Nothing in the plain language of the two sections renders section 31.04(b)(2) a
prerequisite to establishing the elements of the offense under section 31.04(a)(3). (6) To the
extent the Court of Appeals' opinion can be read to require that the section 31.04(b)(2)
presumption be met in order to prove an offense under section 31.04(a)(3), it erred in so
holding. We hold that failure to meet the presumption does not mean that Theft of
Service is not or cannot be proven. (7) The State in the instant case did not rely on the section 31.04(b)(2) presumption to
establish legal justification for Boldt's seizure of the car. In both the trial court and the
Court of Appeals, the State argued that Boldt had the requisite reasonable suspicion to
believe an offense was committed, based on evidence apart from the presumption. The
State maintained that when Boldt parked behind appellees' car, the interaction that
ensued was a mere encounter, thereby requiring no justification on the part of the officer. (8)

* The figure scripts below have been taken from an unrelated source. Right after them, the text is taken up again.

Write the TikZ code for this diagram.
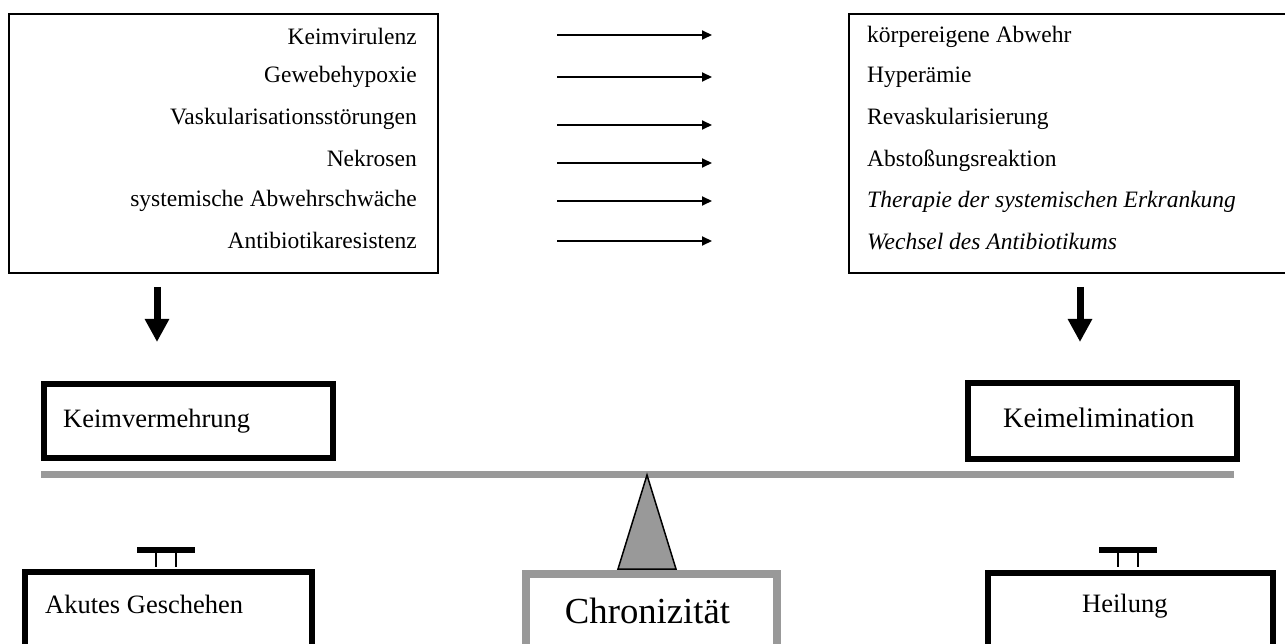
\documentclass[tikz,border=0pt]{standalone}
\usepackage{fontspec}
\setmainfont{Liberation Serif}
\usetikzlibrary{arrows.meta}
\definecolor{beamgray}{RGB}{153,153,153}
\begin{document}
\begin{tikzpicture}[x=1pt,y=-1pt,
  lst/.style={inner sep=0pt, font=\fontsize{23.5}{28}\selectfont},
  midtext/.style={inner sep=0pt, font=\fontsize{26.5}{30}\selectfont},
  thinbox/.style={draw, line width=2pt, inner sep=0pt, anchor=north west},
  thickbox/.style={draw, line width=6pt, inner sep=0pt, anchor=north west},
  greybox/.style={draw=beamgray, line width=8pt, inner sep=0pt, anchor=north west},
  harrow/.style={line width=2pt, -{Triangle[length=10pt,width=9pt]}},
  darrow/.style={line width=7pt, -{Triangle[length=23pt,width=23pt]}},
  beam/.style={draw=beamgray, line width=7pt},
  wbar/.style={line width=6pt},
  wleg/.style={line width=1.2pt}]
\useasboundingbox (0,0) rectangle (1285,644);
\clip (0,0) rectangle (1285,644);

% top boxes
\node[thinbox, minimum width=429pt, minimum height=259pt] (causes) at (8,13) {};
\node[thinbox, minimum width=480pt, minimum height=259pt] (remedies) at (848,13) {};

\node[lst, anchor=base east] (c1) at (417,45) {Keimvirulenz};
\node[lst, anchor=base east] (c2) at (417,83) {Gewebehypoxie};
\node[lst, anchor=base east] (c3) at (417,125) {Vaskularisationsstörungen};
\node[lst, anchor=base east] (c4) at (417,167) {Nekrosen};
\node[lst, anchor=base east] (c5) at (417,207) {systemische Abwehrschwäche};
\node[lst, anchor=base east] (c6) at (417,249) {Antibiotikaresistenz};

\node[lst, anchor=base west] (r1) at (867,43) {körpereigene Abwehr};
\node[lst, anchor=base west] (r2) at (867,83) {Hyperämie};
\node[lst, anchor=base west] (r3) at (867,125) {Revaskularisierung};
\node[lst, anchor=base west] (r4) at (867,167) {Abstoßungsreaktion};
\node[lst, anchor=base west] (r5) at (867,208) {\itshape Therapie der systemischen Erkrankung};
\node[lst, anchor=base west] (r6) at (867,250) {\itshape Wechsel des Antibiotikums};

% horizontal arrows
\foreach \i/\y in {1/35,2/77,3/125,4/163,5/201,6/241}{
  \coordinate (hs\i) at (557,\y);
  \coordinate (he\i) at (712,\y);
  \draw[harrow] (hs\i) -- (he\i);
}

% down arrows
\coordinate (dls) at (157,287);
\coordinate (dle) at (157,342);
\coordinate (drs) at (1080,287);
\coordinate (dre) at (1080,342);
\draw[darrow] (dls) -- (dle);
\draw[darrow] (drs) -- (dre);

% middle boxes
\node[thickbox, minimum width=289pt, minimum height=74pt] (kv) at (41,381) {};
\node[midtext, anchor=base west] (kvt) at (63,427) {Keimvermehrung};
\node[thickbox, minimum width=269pt, minimum height=76pt] (ke) at (965,380) {};
\node[inner sep=0pt, font=\fontsize{28.2}{32}\selectfont, anchor=base west] (ket) at (1003,427) {Keimelimination};

% beam
\coordinate (bl) at (41,474.5);
\coordinate (br) at (1234,474.5);
\draw[beam] (bl) -- (br);

% bottom boxes
\node[thickbox, minimum width=287pt, minimum height=100pt] (ak) at (22,569) {};
\node[midtext, anchor=base west] (akt) at (45,613) {Akutes Geschehen};
\node[greybox, minimum width=251pt, minimum height=100pt] (ch) at (522,570) {};
\node[inner sep=0pt, font=\fontsize{36.7}{40}\selectfont, anchor=base] (cht) at (647.5,623) {Chronizität};
\node[thickbox, minimum width=285pt, minimum height=100pt] (he) at (985,570) {};
\node[midtext, anchor=base west] (het) at (1082,612) {Heilung};

% fulcrum
\coordinate (fa) at (647,475);
\coordinate (fb1) at (618,569);
\coordinate (fb2) at (676,569);
\draw[fill=beamgray, line width=1.5pt, line join=miter] (fa) -- (fb1) -- (fb2) -- cycle;

% weights
\coordinate (wl1) at (137,550); \coordinate (wl2) at (195,550);
\draw[wbar] (wl1) -- (wl2);
\coordinate (wla) at (156,553); \coordinate (wlb) at (156,567);
\coordinate (wlc) at (176,553); \coordinate (wld) at (176,567);
\draw[wleg] (wla) -- (wlb) (wlc) -- (wld);
\coordinate (wr1) at (1099,550); \coordinate (wr2) at (1157,550);
\draw[wbar] (wr1) -- (wr2);
\coordinate (wra) at (1118,553); \coordinate (wrb) at (1118,567);
\coordinate (wrc) at (1138,553); \coordinate (wrd) at (1138,567);
\draw[wleg] (wra) -- (wrb) (wrc) -- (wrd);
\end{tikzpicture}
\end{document}
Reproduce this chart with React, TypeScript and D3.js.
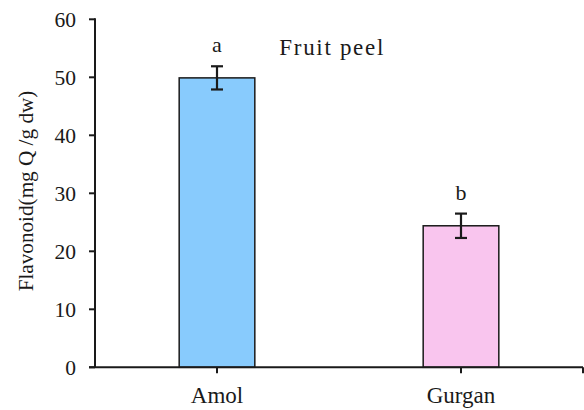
import React from "react";
import * as d3 from "d3";

// Total flavonoid content of fruit peel by region
const categories = ["Amol", "Gurgan"];
const values = [49.9, 24.4];
const errors = [2.0, 2.1];
const groupLetters = ["a", "b"];
const yTicks = [0, 10, 20, 30, 40, 50, 60];
const barColors = ["#88CBFD", "#F9C5EE"];

const W = 584;
const H = 410;
const left = 95;
const right = 583;
const top = 19.3;
const bottom = 367.3;
const FONT = "Liberation Serif";
const INK = "#1a1a1a";

type LabelProps = {
  x: number;
  y: number;
  size: number;
  anchor?: string;
  dy?: string;
  transform?: string;
  length?: number;
  children: React.ReactNode;
};

function Label({ x, y, size, anchor = "start", dy, transform, length, children }: LabelProps) {
  return (
    <text
      x={x}
      y={y}
      dy={dy}
      transform={transform}
      textAnchor={anchor}
      fill={INK}
      fontFamily={FONT}
      textLength={length}
      lengthAdjust={length ? "spacing" : undefined}
      style={{ fontFamily: FONT, fontSize: size }}
    >
      {children}
    </text>
  );
}

export default function App() {
  const x = d3
    .scaleBand<string>()
    .domain(categories)
    .range([left, right])
    .paddingInner(0.69)
    .paddingOuter(0.345);
  const y = d3.scaleLinear().domain([0, 60]).range([bottom, top]);
  const bw = x.bandwidth();

  return (
    <svg
      width={W}
      height={H}
      fontFamily={FONT}
      style={{ display: "block", position: "absolute", left: 0, top: 0, background: "#fff", fontFamily: FONT }}
    >
      {/* bars */}
      {categories.map((c, i) => (
        <rect
          key={c}
          x={x(c)}
          y={y(values[i])}
          width={bw}
          height={y(0) - y(values[i])}
          fill={barColors[i]}
          stroke={INK}
          strokeWidth={1.5}
        />
      ))}

      {/* error bars */}
      {categories.map((c, i) => {
        const cx = (x(c) as number) + bw / 2;
        const yt = y(values[i] + errors[i]);
        const yb = y(values[i] - errors[i]);
        return (
          <g key={c} stroke={INK} strokeWidth={2.2}>
            <line x1={cx} x2={cx} y1={yt} y2={yb} />
            <line x1={cx - 6} x2={cx + 6} y1={yt} y2={yt} />
            <line x1={cx - 6} x2={cx + 6} y1={yb} y2={yb} />
          </g>
        );
      })}

      {/* significance letters */}
      {categories.map((c, i) => (
        <Label
          key={c}
          x={(x(c) as number) + bw / 2}
          y={y(values[i] + errors[i]) - 14}
          anchor="middle"
          size={22}
        >
          {groupLetters[i]}
        </Label>
      ))}

      {/* y axis */}
      <line x1={left} x2={left} y1={top - 1} y2={bottom} stroke={INK} strokeWidth={2} />
      {yTicks.map((t) => (
        <g key={t}>
          <line x1={left - 6} x2={left} y1={y(t)} y2={y(t)} stroke={INK} strokeWidth={2} />
          <Label x={left - 19} y={y(t)} dy="0.34em" anchor="end" size={21.5}>
            {t}
          </Label>
        </g>
      ))}

      {/* x axis */}
      <line x1={left - 6} x2={right} y1={bottom} y2={bottom} stroke={INK} strokeWidth={2} />
      <line x1={right} x2={right} y1={bottom} y2={bottom + 6} stroke={INK} strokeWidth={2} />
      {categories.map((c) => {
        const cx = (x(c) as number) + bw / 2;
        return (
          <g key={c}>
            <line x1={cx} x2={cx} y1={bottom} y2={bottom + 6} stroke={INK} strokeWidth={2} />
            <Label x={cx} y={403.3} anchor="middle" size={23}>
              {c}
            </Label>
          </g>
        );
      })}

      {/* panel title */}
      <Label x={279.3} y={55} size={23} length={104}>
        Fruit peel
      </Label>

      {/* y axis title */}
      <Label x={0} y={0} transform="translate(33, 191) rotate(-90)" anchor="middle" size={21.2}>
        Flavonoid(mg Q /g dw)
      </Label>
    </svg>
  );
}
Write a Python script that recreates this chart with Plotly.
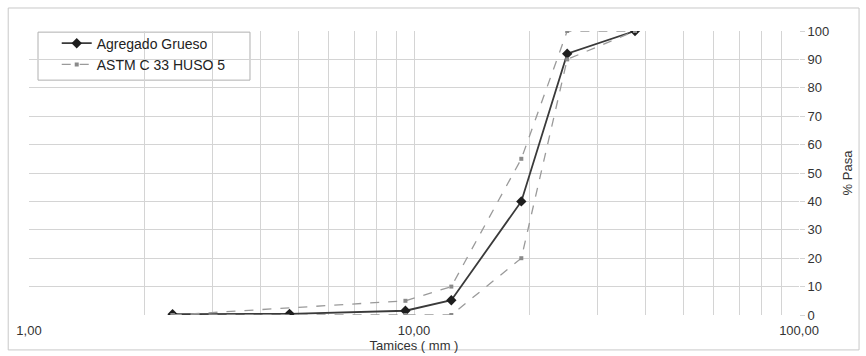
import plotly.graph_objects as go

# --- data ---
tamices_mm = [2.36, 4.75, 9.5, 12.5, 19.0, 25.0, 37.5]
agregado_grueso = [0.3, 0.4, 1.5, 5.2, 40.0, 92.0, 100.0]

astm_tamices = [2.36, 9.5, 12.5, 19.0, 25.0, 37.5]
astm_superior = [0, 5, 10, 55, 100, 100]
astm_inferior = [0, 0, 0, 20, 90, 100]

x_tickvals = [1, 10, 100]
x_ticktext = ["1,00", "10,00", "100,00"]
x_minor = [2, 3, 4, 5, 6, 7, 8, 9, 20, 30, 40, 50, 60, 70, 80, 90]
y_tickvals = [0, 10, 20, 30, 40, 50, 60, 70, 80, 90, 100]

FONT = "Liberation Sans, Arial, sans-serif"
GRID = "#d4d4d4"

fig = go.Figure()

fig.add_trace(go.Scatter(
    x=tamices_mm, y=agregado_grueso, name="Agregado Grueso",
    mode="lines+markers",
    line=dict(color="#3a3a3a", width=1.8),
    marker=dict(symbol="diamond", size=8, color="#1e1e1e"),
))
fig.add_trace(go.Scatter(
    x=astm_tamices, y=astm_superior, name="ASTM C 33 HUSO 5",
    legendgroup="astm", mode="lines+markers",
    line=dict(color="#9a9a9a", width=1.3, dash="dash"),
    marker=dict(symbol="square", size=4, color="#8a8a8a"),
))
fig.add_trace(go.Scatter(
    x=astm_tamices, y=astm_inferior, name="ASTM C 33 HUSO 5",
    legendgroup="astm", showlegend=False, mode="lines+markers",
    line=dict(color="#9a9a9a", width=1.3, dash="dash"),
    marker=dict(symbol="square", size=4, color="#8a8a8a"),
))

# outer chart frame
fig.add_shape(type="rect", xref="paper", yref="paper",
              x0=-0.027, x1=1.078, y0=-0.123, y1=1.081,
              line=dict(color="#c8c8c8", width=1), layer="below")
# legend box (white, covers the grid)
fig.add_shape(type="rect", xref="paper", yref="paper",
              x0=0.0117, x1=0.287, y0=0.827, y1=0.996,
              line=dict(color="#b0b0b0", width=1), fillcolor="white",
              layer="below")

fig.update_layout(
    width=866, height=356,
    margin=dict(l=29, r=67, t=31, b=41),
    paper_bgcolor="white", plot_bgcolor="white",
    font=dict(family=FONT, size=13, color="#333333"),
    showlegend=True,
    legend=dict(
        x=0.036, y=1.012, xanchor="left", yanchor="top",
        bgcolor="rgba(0,0,0,0)", borderwidth=0,
        font=dict(family=FONT, size=14, color="#222222"),
        tracegroupgap=0, itemwidth=30,
    ),
    xaxis=dict(
        type="log", range=[0, 2], automargin=False,
        tickvals=x_tickvals, ticktext=x_ticktext,
        showgrid=True, gridcolor=GRID, gridwidth=1,
        minor=dict(tickvals=x_minor, showgrid=True, gridcolor=GRID, gridwidth=1),
        showline=False, zeroline=False, ticks="",
        ticklabelstandoff=6,
        tickfont=dict(size=13, color="#333333"),
        title=dict(text="Tamices ( mm )", standoff=0,
                   font=dict(size=13, color="#333333")),
    ),
    yaxis=dict(
        side="right", range=[0, 100], automargin=False,
        tickvals=y_tickvals,
        showgrid=True, gridcolor=GRID, gridwidth=1,
        showline=False, zeroline=False,
        ticks="outside", ticklen=5, tickcolor=GRID,
        tickfont=dict(size=13, color="#333333"),
        title=dict(text="% Pasa", standoff=14,
                   font=dict(size=13, color="#333333")),
    ),
)

fig.write_html("out.html")
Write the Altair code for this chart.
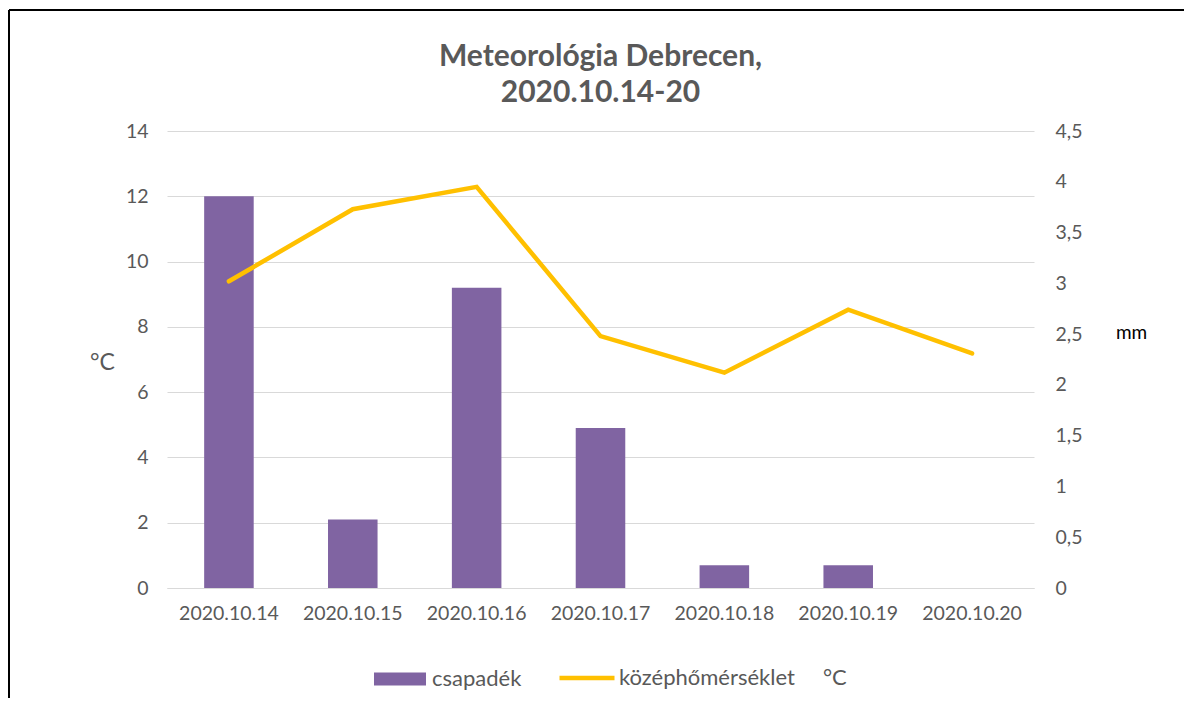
import altair as alt
import pandas as pd

dates = ["2020.10.14", "2020.10.15", "2020.10.16", "2020.10.17", "2020.10.18", "2020.10.19", "2020.10.20"]
csapadek = [12.0, 2.1, 9.2, 4.9, 0.7, 0.7, 0.0]
homerseklet = [3.02, 3.73, 3.95, 2.48, 2.12, 2.74, 2.31]

bar_name = "csapadék"
line_name = "középhőmérséklet\u00a0\u00a0\u00a0\u00a0\u00a0°C"
left_ticks = [0, 2, 4, 6, 8, 10, 12, 14]
right_ticks = [0, 0.5, 1, 1.5, 2, 2.5, 3, 3.5, 4, 4.5]

df = pd.DataFrame({"datum": dates, "csapadek": csapadek, "hom": homerseklet,
                   "s1": bar_name, "s2": line_name})

GREY = "#595959"
FONT = "Lato"

x_enc = alt.X("datum:N", sort=dates, title=None,
              scale=alt.Scale(paddingInner=0.6, paddingOuter=0.3),
              axis=alt.Axis(labelAngle=0, labelColor=GREY, labelFontSize=19.5, labelFont=FONT,
                            labelPadding=16, ticks=False, domainColor="#D9D9D9", domainWidth=1))

bars = alt.Chart(df).mark_bar(color="#8064A2").encode(
    x=x_enc,
    y=alt.Y("csapadek:Q", scale=alt.Scale(domain=[0, 14], nice=False),
            axis=alt.Axis(values=left_ticks, title="°C", titleAngle=0, titleFontSize=23,
                          titleFontWeight="normal", titleColor=GREY, titleFont=FONT,
                          titleX=-65, titleY=231, titleAlign="center", titleBaseline="middle",
                          labelColor=GREY, labelFontSize=19.5, labelFont=FONT, labelPadding=19,
                          ticks=False, domain=False, grid=True, gridColor="#D9D9D9", gridWidth=1)),
    fill=alt.Fill("s1:N", scale=alt.Scale(domain=[bar_name], range=["#8064A2"]),
                  legend=alt.Legend(title=None, orient="none", legendX=207, legendY=522,
                                    symbolType="M-1,-0.25H1V0.25H-1Z", symbolSize=2704,
                                    symbolStrokeWidth=0, labelFontSize=22, labelColor=GREY,
                                    labelFont=FONT, labelOffset=6, padding=0, labelLimit=400)),
)

line = alt.Chart(df).mark_line(strokeWidth=4.5, strokeCap="round").encode(
    x=alt.X("datum:N", sort=dates),
    y=alt.Y("hom:Q", scale=alt.Scale(domain=[0, 4.5], nice=False),
            axis=alt.Axis(orient="right", values=right_ticks, title="mm", titleAngle=0,
                          titleFontSize=19, titleFontWeight="normal", titleColor="#000000",
                          titleFont=FONT, titleX=97, titleY=201, titleAlign="center",
                          titleBaseline="middle",
                          labelExpr="replace(toString(datum.value), '.', ',')",
                          labelColor=GREY, labelFontSize=19.5, labelFont=FONT, labelPadding=21,
                          ticks=False, domain=False, grid=False)),
    stroke=alt.Stroke("s2:N", scale=alt.Scale(domain=[line_name], range=["#FFC000"]),
                      legend=alt.Legend(title=None, orient="none", legendX=390, legendY=517,
                                        symbolType="stroke", symbolSize=3025,
                                        symbolStrokeWidth=4.5, labelFontSize=22, labelColor=GREY,
                                        labelFont=FONT, labelOffset=2, padding=0, labelLimit=400)),
)

frame_df = pd.DataFrame({"k": [1]})
frame_top = alt.Chart(frame_df).mark_rule(color="#000000", strokeWidth=2).encode(
    x=alt.value(-158), x2=alt.value(1100), y=alt.value(-121))
frame_left = alt.Chart(frame_df).mark_rule(color="#000000", strokeWidth=2).encode(
    x=alt.value(-158), y=alt.value(-121), y2=alt.value(700))

chart = alt.layer(bars, line, frame_top, frame_left).resolve_scale(
    y="independent", fill="independent", stroke="independent"
).properties(
    width=867, height=457,
    title=alt.TitleParams(["Meteorológia Debrecen,", "2020.10.14-20"], fontSize=30,
                          font=FONT, fontWeight="bold", color=GREY, lineHeight=36,
                          anchor="middle", offset=0, dy=99),
    autosize=alt.AutoSizeParams(type="none"),
    padding={"left": 159, "top": 123, "right": 150, "bottom": 110},
).configure(font=FONT, background="white").configure_view(stroke=None)

chart.save("out.html", embed_options={"renderer": "svg", "actions": False})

The State then argued that by the time the encounter became an investigative detention,
after Boldt and Lusk spoke, Boldt had reasonable suspicion to believe that the car, and
possibly Lusk himself, were connected to some criminal activity. The Court of Appeals did not address whether Boldt had reasonable suspicion or
probable cause to believe an offense had occurred apart from evidence concerning the
presumption, even though the State presented these arguments. Accordingly, we vacate
the judgment of the Court of Appeals and remand to that court to address the State's
arguments concerning the question of the officer's legal justification for seizing the car,
apart from any issue as to the presumption under section 31.04(b)(2). Delivered - October 4, 2000 Publish
1. During the Motion to Suppress hearing, Officer Boldt explained that maintaining a safe
environment within the government housing units is an essential part of his job. Boldt asserted
that in order to perform this job, he must know all of the residents of Anna Blackley, any regular
visitors to the property and everything that happens in the area. Boldt explained that he relies on
conversation with the residents as well as observation to keep himself informed as to what goes
on at the Anna Blackley addition. 2. Initially, the trial court denied appellees' motion to suppress. Appellees were granted a
rehearing on the motion to suppress and presented new evidence of the police dispatch recording,
in an attempt to bolster their claim that Boldt was performing a traffic stop when he parked
behind appellees' car. After the rehearing, the trial court asked all parties to submit letter briefs
addressing whether Boldt had the requisite legal justification to seize the car when he did. After
examining the aforementioned evidence, the trial court suppressed the cocaine found in the trunk
of appellees' car.
3. Texas Penal Code section 31.04(c) reads:
For purposes of Subsection (b)(2), notice shall be notice in writing, sent by registered or
certified mail with return receipt requested or by telegram with report of delivery requested, and
addressed to the actor at his address shown on the rental agreement.
4. Texas Penal Code section 31.04(f) reads:
Notwithstanding any other provision of this code, any police or other report of stolen
vehicles by a political subdivision of this state shall include on the report any rental vehicles whose
renters have been shown to such reporting agency to be in violation of Subsection (b)(2) and shall
indicate that the renting agency has complied with the notice requirements demanding return as
provided in this section.
5. The Court of Appeals also noted the State bears the burden of showing that a warrantless
search falls within a recognized exception to the requirement for a search warrant. 6. The elements of an offense under section 31.04(a)(3) are (1) the actor has control of
property under a written contract; (2) the actor holds the property beyond the expiration of the
rental period without the effective consent of the owner; and (3) the actor's holding of the
property deprives the owner of the property of its use and further rentals.
7. Specifically for purposes of the instant case, failure to have probable cause or reasonable
suspicion to believe that the section 31.04(b)(2) presumption is met does not preclude the
existence of the requisite level of suspicion to believe an offense has been committed under
section 31.04(a)(3).
8. "There are three recognized categories of interaction between the police and citizens:
encounters, investigative detentions and arrests."